What the task asks: Copy each line that has the string "this" somewhere in it.

Data supplied:
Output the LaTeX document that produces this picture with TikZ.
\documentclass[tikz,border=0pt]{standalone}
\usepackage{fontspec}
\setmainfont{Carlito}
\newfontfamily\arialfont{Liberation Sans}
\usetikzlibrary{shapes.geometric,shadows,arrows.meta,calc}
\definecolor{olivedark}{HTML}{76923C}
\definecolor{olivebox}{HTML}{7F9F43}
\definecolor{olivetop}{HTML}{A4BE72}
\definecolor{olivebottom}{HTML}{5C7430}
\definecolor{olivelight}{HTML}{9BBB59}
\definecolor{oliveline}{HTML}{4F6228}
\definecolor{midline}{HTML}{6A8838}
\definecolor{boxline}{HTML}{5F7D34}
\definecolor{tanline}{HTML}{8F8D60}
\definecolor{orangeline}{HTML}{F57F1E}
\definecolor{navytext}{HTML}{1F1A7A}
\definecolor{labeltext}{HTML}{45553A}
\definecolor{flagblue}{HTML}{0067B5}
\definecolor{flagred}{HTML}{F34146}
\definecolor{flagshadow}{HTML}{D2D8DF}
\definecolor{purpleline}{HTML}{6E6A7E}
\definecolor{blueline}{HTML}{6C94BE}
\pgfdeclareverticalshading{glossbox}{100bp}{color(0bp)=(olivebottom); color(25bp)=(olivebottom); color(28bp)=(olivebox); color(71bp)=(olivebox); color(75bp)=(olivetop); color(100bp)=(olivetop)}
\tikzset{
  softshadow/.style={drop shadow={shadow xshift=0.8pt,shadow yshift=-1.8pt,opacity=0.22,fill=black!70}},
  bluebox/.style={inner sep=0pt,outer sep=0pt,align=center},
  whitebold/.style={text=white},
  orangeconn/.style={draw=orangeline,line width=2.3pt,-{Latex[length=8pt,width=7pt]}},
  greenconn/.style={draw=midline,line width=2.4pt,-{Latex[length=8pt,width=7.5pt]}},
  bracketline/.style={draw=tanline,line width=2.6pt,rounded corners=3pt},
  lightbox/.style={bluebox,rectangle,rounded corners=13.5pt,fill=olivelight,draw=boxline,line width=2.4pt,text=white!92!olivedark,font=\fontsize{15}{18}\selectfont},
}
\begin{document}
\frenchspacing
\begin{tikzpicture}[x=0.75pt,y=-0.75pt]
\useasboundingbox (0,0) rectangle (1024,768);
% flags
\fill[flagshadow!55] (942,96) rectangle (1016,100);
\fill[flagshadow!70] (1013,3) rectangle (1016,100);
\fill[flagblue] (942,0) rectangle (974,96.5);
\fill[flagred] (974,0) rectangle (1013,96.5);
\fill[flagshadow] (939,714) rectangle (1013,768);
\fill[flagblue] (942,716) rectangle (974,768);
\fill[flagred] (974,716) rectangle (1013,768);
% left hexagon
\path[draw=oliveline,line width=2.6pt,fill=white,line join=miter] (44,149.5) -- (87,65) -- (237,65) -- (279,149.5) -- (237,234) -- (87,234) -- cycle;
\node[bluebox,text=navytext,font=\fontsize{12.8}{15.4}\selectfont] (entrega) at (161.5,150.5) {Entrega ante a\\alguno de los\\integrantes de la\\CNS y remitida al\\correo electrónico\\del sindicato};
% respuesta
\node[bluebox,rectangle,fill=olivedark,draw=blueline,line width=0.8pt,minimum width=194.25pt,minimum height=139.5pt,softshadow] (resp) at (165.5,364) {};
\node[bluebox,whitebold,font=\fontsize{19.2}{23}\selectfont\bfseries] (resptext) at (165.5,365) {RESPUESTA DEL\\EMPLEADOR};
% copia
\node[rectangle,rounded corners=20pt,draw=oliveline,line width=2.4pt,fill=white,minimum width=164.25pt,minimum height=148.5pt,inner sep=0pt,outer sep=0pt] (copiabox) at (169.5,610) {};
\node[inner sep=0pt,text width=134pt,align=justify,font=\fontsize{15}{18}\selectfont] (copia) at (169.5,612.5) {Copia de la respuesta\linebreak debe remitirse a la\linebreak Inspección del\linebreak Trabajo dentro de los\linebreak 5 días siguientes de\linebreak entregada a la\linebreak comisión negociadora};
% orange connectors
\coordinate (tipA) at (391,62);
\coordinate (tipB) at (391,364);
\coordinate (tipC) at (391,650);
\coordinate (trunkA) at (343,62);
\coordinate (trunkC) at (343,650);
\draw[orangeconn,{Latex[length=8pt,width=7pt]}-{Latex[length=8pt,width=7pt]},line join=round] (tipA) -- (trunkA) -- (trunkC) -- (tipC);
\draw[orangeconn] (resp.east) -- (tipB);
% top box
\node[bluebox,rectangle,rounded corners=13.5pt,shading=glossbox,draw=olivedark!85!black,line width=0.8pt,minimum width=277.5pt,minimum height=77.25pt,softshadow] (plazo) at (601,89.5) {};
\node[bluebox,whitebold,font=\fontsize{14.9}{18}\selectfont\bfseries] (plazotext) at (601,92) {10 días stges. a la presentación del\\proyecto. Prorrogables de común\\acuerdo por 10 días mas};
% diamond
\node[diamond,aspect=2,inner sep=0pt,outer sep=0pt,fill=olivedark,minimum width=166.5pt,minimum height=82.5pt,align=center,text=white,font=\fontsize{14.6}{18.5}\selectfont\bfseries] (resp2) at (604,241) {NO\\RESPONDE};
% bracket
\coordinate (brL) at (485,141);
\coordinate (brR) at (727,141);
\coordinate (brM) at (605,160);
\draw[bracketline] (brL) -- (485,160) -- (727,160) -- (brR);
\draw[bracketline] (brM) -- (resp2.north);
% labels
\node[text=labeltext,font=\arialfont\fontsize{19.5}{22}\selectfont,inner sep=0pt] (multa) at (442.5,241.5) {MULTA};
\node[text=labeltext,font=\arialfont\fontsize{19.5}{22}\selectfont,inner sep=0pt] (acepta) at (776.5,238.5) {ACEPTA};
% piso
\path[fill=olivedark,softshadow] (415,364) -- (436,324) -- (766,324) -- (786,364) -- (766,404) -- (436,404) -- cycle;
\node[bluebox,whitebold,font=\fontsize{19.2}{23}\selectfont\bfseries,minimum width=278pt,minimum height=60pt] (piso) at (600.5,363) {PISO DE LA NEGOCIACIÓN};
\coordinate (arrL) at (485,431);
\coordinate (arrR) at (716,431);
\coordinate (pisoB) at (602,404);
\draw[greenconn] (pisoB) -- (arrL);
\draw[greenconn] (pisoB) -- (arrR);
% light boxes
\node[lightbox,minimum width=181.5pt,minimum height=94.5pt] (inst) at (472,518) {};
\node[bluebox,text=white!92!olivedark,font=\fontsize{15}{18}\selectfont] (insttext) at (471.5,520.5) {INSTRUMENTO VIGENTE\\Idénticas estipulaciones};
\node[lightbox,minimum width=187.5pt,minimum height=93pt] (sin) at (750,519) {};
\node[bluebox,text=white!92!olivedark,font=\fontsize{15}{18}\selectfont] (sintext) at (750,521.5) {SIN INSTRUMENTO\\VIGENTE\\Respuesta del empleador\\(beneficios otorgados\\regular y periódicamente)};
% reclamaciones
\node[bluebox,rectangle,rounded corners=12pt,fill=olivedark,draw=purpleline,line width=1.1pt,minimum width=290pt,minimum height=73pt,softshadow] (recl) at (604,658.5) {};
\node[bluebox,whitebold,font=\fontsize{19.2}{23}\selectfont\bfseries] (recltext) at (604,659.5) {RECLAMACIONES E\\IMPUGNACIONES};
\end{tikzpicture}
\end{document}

==

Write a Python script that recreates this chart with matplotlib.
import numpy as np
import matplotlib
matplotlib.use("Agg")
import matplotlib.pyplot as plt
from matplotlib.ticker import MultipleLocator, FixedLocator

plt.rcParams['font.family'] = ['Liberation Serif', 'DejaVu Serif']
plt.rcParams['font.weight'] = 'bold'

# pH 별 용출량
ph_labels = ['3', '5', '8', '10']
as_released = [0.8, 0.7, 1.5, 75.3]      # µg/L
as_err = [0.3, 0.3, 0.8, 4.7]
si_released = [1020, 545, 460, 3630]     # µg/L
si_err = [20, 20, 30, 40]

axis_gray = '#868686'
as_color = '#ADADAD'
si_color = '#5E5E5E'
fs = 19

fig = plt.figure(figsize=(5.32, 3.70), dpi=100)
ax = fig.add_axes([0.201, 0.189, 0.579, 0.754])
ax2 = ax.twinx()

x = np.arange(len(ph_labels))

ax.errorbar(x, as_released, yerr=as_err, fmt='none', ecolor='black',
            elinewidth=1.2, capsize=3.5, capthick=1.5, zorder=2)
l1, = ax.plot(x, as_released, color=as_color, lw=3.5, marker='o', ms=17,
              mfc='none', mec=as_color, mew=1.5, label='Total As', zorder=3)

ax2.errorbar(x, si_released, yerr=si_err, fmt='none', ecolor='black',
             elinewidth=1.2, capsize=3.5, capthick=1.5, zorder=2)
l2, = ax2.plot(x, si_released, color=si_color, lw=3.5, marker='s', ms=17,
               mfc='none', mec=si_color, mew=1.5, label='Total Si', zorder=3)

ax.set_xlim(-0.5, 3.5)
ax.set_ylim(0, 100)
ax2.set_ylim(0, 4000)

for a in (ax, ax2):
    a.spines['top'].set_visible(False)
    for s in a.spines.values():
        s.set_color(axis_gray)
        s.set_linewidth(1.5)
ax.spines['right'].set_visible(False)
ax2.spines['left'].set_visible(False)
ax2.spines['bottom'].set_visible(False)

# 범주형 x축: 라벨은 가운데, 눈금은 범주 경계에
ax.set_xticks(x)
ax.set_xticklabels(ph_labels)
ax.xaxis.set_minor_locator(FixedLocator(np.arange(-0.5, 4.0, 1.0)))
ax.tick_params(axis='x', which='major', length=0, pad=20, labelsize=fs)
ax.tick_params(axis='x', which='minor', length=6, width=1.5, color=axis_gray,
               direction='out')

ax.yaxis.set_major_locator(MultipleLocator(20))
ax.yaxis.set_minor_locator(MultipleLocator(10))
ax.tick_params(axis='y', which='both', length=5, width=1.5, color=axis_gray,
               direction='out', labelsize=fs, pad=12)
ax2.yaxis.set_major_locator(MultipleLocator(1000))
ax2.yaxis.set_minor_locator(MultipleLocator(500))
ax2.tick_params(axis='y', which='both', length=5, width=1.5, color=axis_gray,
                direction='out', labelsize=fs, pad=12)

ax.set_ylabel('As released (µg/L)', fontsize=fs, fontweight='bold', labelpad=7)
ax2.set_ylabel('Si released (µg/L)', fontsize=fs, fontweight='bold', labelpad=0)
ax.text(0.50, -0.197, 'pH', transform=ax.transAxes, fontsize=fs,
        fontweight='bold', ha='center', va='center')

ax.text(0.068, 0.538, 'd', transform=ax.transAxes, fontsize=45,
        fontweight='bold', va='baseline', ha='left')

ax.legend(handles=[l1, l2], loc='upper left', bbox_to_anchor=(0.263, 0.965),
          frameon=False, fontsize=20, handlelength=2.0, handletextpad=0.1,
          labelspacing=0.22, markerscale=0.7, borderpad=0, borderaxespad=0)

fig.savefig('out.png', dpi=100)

--

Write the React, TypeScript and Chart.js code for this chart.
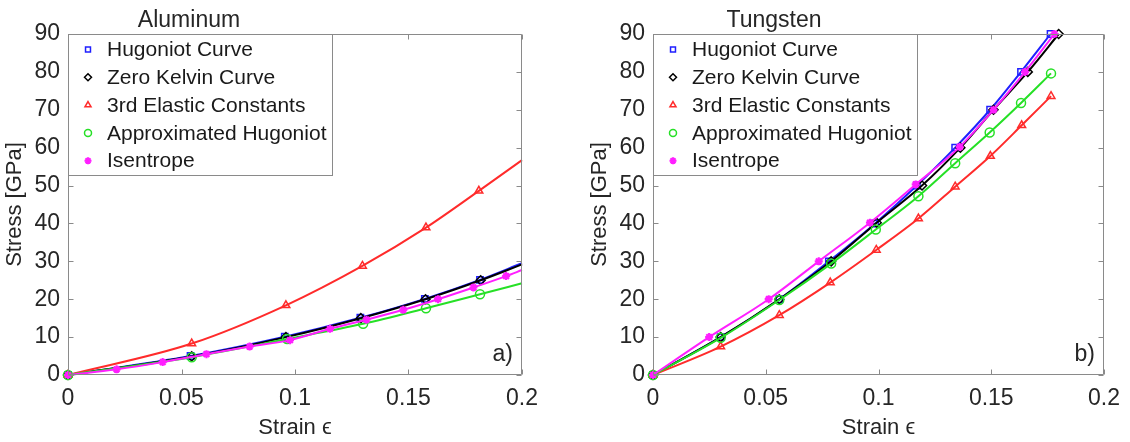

Worked answer:
Output the LaTeX document that produces this picture with TikZ.
Write a Python script that recreates this chart with matplotlib.
Write the React, TypeScript and Chart.js code for this chart.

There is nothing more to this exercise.